The other and most important great pluralizer in the lives of millennials is the market state, which has white-washed the confrontation off of the minds of more than just millennials. Since the first widespread popular proliferation of counterculture in America during the 1960s, corporate America has been able to spin dissent into something profitable via co-optation. Co-optation, in this case, describes the process by which business consumer culture subsumes counterculture by stylizing it, advertising it, and selling it back to the masses, thus in the process stripping it of its dissention, and it has been common marketing practice since the advent of rock and roll. Just like anti-Vietnam War hippies were entranced and neutralized with bell-bottom pants, leather vests, and Volkswagen busses, those hipsters dissatisfied with the neoliberal machine are quelled into non-action with thick-rimmed glasses, flannel shirts, and record players. Yet co-optation and the profitable corporate regurgitation of counterculture are topics that seem to be off the radar of many Americans, especially young Americans. In his book, The Conquest of Cool, Thomas Frank says that “regardless of whether or not co-opters deserve our vilification [a statement deceivingly noncommittal], the process by which they make rebel subcultures their own is clearly an important element of contemporary life,” and it is one that millennials, saturated in neoliberal consumer culture and the language of private enterprise, barely even notice, and thus are unable to combat.

Millennial concerns regarding co-optation, the pro-corporate neoliberal agenda, and the dominance of consumer culture are all shrunk as alternatives to neoliberal business culture sink deeper and deeper into the past.
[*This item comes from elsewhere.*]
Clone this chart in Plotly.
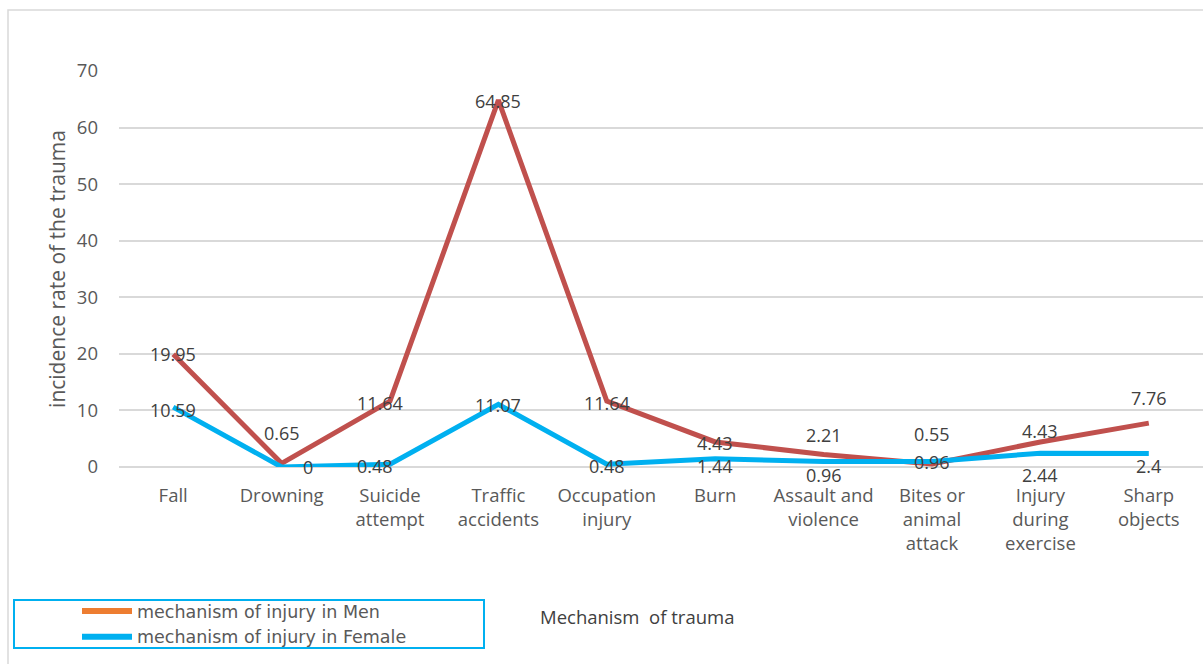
import plotly.graph_objects as go

categories = ["Fall", "Drowning", "Suicide<br>attempt", "Traffic<br>accidents", "Occupation<br>injury",
              "Burn", "Assault and<br>violence", "Bites or<br>animal<br>attack", "Injury<br>during<br>exercise",
              "Sharp<br>objects"]
men = [19.95, 0.65, 11.64, 64.85, 11.64, 4.43, 2.21, 0.55, 4.43, 7.76]
female = [10.59, 0, 0.48, 11.07, 0.48, 1.44, 0.96, 0.96, 2.44, 2.4]
yticks = [0, 10, 20, 30, 40, 50, 60, 70]

# label offsets (px)
men_dx = [0, 0, -10, 0, 0, 0, 0, 0, 0, 0]
men_dy = [0, 30, -2, -1, -2, -1, 20, 30, 11, 25]
fem_dx = [0, 26, -15, 0, 0, 0, 0, 0, 0, 0]
fem_dy = [-3, 0, -2, -1, -2, -7, -13, 0, -22, -13]

RED = "#C0504D"
BLUE = "#00B0F0"
ORANGE = "#ED7D31"
W, H = 1203, 664
L, R, T, B = 119, 0, 71, 197
pw, ph = W - L - R, H - T - B

def px2x(p):
    return (p - L) / pw

def py2y(p):
    return (H - B - p) / ph

fig = go.Figure()
fig.add_trace(go.Scatter(x=categories, y=men, mode="lines", line=dict(color=RED, width=5),
                         showlegend=False, cliponaxis=False))
fig.add_trace(go.Scatter(x=categories, y=female, mode="lines", line=dict(color=BLUE, width=5),
                         showlegend=False, cliponaxis=False))
fig.add_trace(go.Scatter(x=[None], y=[None], mode="lines", line=dict(color=ORANGE, width=6),
                         name="mechanism of injury in Men"))
fig.add_trace(go.Scatter(x=[None], y=[None], mode="lines", line=dict(color=BLUE, width=6),
                         name="mechanism of injury in Female"))

LBL = dict(size=18, color="#404040", family="Open Sans")
ann = []
for i, c in enumerate(categories):
    ann.append(dict(x=c, y=men[i], text=f"{men[i]:g}", showarrow=False, xshift=men_dx[i], yshift=men_dy[i],
                    font=LBL))
    ann.append(dict(x=c, y=female[i], text=f"{female[i]:g}", showarrow=False, xshift=fem_dx[i], yshift=fem_dy[i],
                    font=LBL))
ann.append(dict(xref="paper", yref="paper", x=px2x(637), y=py2y(631), text="Mechanism  of trauma",
                showarrow=False, font=dict(size=18.5, color="#404040", family="Open Sans")))
fig.update_layout(annotations=ann)

fig.add_shape(type="rect", xref="paper", yref="paper", x0=px2x(8), x1=px2x(1215), y0=py2y(10), y1=py2y(680),
              line=dict(color="#D9D9D9", width=1.5), layer="below")
fig.add_shape(type="rect", xref="paper", yref="paper", x0=px2x(14), x1=px2x(484), y0=py2y(600), y1=py2y(648),
              line=dict(color=BLUE, width=2))

fig.update_layout(
    width=W, height=H,
    margin=dict(l=L, r=R, t=T, b=B),
    paper_bgcolor="white", plot_bgcolor="white",
    font=dict(family="Open Sans", color="#595959", size=18),
    xaxis=dict(type="category", range=[-0.5, 9.5], showgrid=False, showline=False, zeroline=False,
               tickfont=dict(size=18.5, color="#595959"), ticks="", ticklabelstandoff=15),
    yaxis=dict(range=[0, 70], tickvals=yticks, showgrid=True, gridcolor="#D9D9D9", gridwidth=1.5,
               zeroline=True, zerolinecolor="#D9D9D9", zerolinewidth=1.5, showline=False,
               tickfont=dict(size=18.5, color="#595959"), ticklabelstandoff=20,
               title=dict(text="incidence rate of the trauma", font=dict(size=21, color="#595959"), standoff=5)),
    legend=dict(x=px2x(77), y=py2y(593), xanchor="left", yanchor="top", bgcolor="rgba(0,0,0,0)",
                font=dict(family="DejaVu Sans", size=17.5, color="#595959"), tracegroupgap=0, itemwidth=50),
    showlegend=True,
)

fig.write_html("out.html", config={"displayModeBar": False},
               post_script="document.body.style.margin='0';")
Although it is inevitable that certain pockets of confrontation spring up now and then (e.g. Occupy, Ferguson, etc.), the more embedded the present narrative becomes, the further away things like civil rights movements, labor movements, unions, protests, viable countercultures, etc. get, and thus the less urgent concerns regarding the current narrative seem.

To demonstrate this point, let us revisit the Harvard Institute of Politics study concerning wealth inequality in the United States that was introduced in chapter two.

The above graph demonstrates the full findings of the study, which not only measured the extent of income inequality in the United States (the top bar), but also polled both what Americans thought the actual extent of income inequality was (the middle bar) and what they thought to be the ideal distribution of wealth (the bottom bar). From this we can assert more than the fact that wealth inequality in the United States has reached Dickensian proportions. We can also assert that, although it is clear that there is a difference in terms of what the American population desires in terms of socioeconomic structure and what it thinks it has (and in that there could be hope for a revolutionary up and coming generation), the culture is so steeped in its own false narrative that there is also a huge difference between what it thinks it has and what it actually does have.